Kill the Whistleblower: The First Rule in Politics These Days

 Posted:  October 23, 2014

The linked article discusses something all too common these days. It is dangerous to be a whistleblower and even more dangerous to bring attention to public figures. Edwin Snowden, a whistleblower of the greatest level, is hiding out somewhere in the world and will always have a nagging feeling that a sniper has his head in his sights and is just waiting for orders to pull the trigger.

Here, at, we get E-mails from readers. Some of the E-mails have been complimentary to us, some have stood up for Tom Udall, and others have been informational about upcoming events we might want to cover. Recently, we had an E-mail from a whistleblower.

The sender of the E-mail described a situation that occurred with the Albuquerque V.A. in 2008 and 2009. The sender was associated with the V.A. and learned that when the V.A. destroyed Vet’s records it was against the law to do so.

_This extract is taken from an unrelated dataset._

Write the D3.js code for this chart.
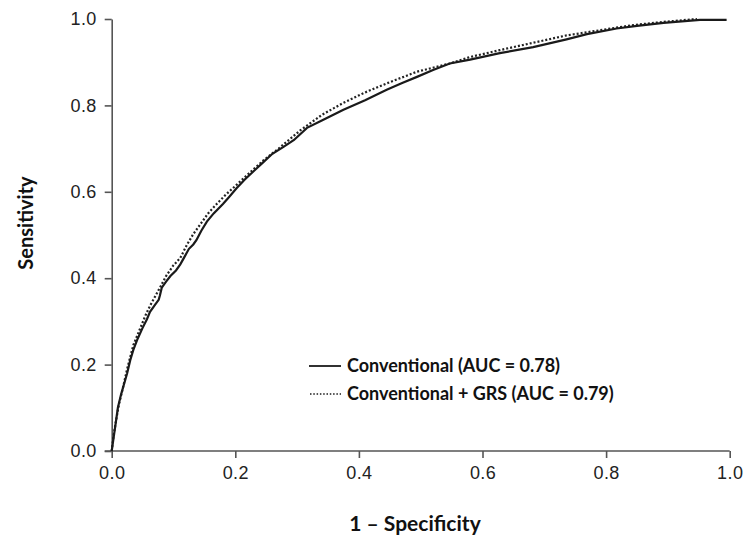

The V.A. and Tom Udall were contacted by the person and, as a whistleblower, he thought he was doing the right thing in protecting vet’s records. For all the trouble, this person was fired from the V.A. Tom Udall knew the records had been destroyed and refused to challenge the Obama Administration about it. All of this had implications for the eventual V.A. scandal that cropped up across the country. When Tom Udall assured people he had things under control, this whistleblower could barely contain the anger.

We need whistleblowers in the government to help stop fraud and waste and we have seen plenty about fraud and waste, enough to last a lifetime.

The V.A. isn’t much of a topic in this election and no one has said much about what Tom Udall knew and didn’t know at the V.A. for years before the scandal.

If what this whistleblower claims is true, vets might want to reconsider voting for Tom Udall.

Nobody believes politicians and never have. Why they keep believing Tom Udall is a million dollar question?